La legge consente di evitare le sanzioni per l’assegno a vuoto tramite il pagamento tardivo. In pratica è prevista [3] la possibilità di pagare l’importo riportato sull’assegno non solo al momento dell’insoluto a prima presentazione (e, in tal caso, come detto sopra, senza sovraccarico di sanzioni) ma anche dopo il protesto. In tale ipotesi il debitore può sanare la situazione versando la somma sia nelle mani del creditore che del pubblico ufficiale che ha elevato il protesto. Per evitare le sanzioni tuttavia è necessario:
- pagare entro 60 giorni dalla data di scadenza del termine di presentazione del titolo (8 giorni per quelli su piazza [4], 15 per quelli fuori piazza [5]);
- oltre alla somma dell’assegno va versata anche una penale e le spese per il protesto;
- il creditore deve rilasciare una quietanza di pagamento con firma autentica oppure, in caso di pagamento a mezzo di deposito vincolato, mediante relativa attestazione della banca comprovante il versamento dell’importo dovuto. Il pagamento nei termini e nei modi sopra evidenziati consente di evitare sia l’avvio del procedimento amministrativo sanzionatorio di competenza del Prefetto sia la segnalazione alla Centrale Rischi.

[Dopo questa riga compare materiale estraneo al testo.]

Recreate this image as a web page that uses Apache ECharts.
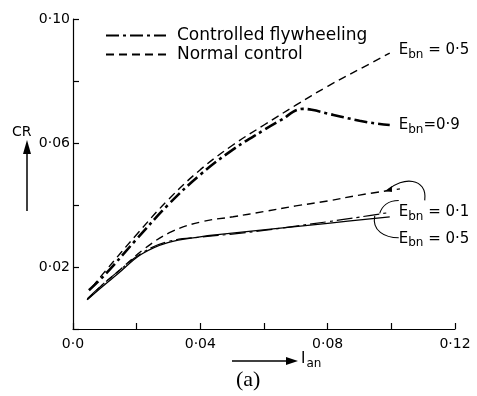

La quietanza (o l’attestazione di deposito) deve indicare distintamente: numero di conto corrente, numero ed importo dell’assegno, importo degli interessi, della penale, delle eventuali spese e la data del pagamento.
note
[1] Art. 1 e 2 L. n. 386/1990.
[2] Cass. sent. n. 28168/2018.
[3] Art. 8 L. n. 386/1990.
[4] Sono detti “su piazza” gli assegni per i quali la banca di appoggio del debitore è nella stessa città di quella del creditore ove il titolo è stato portato per l’incasso.
[5] Sono detti “fuori piazza” gli assegni ove la banca del debitore è in una città diversa da quella del creditore.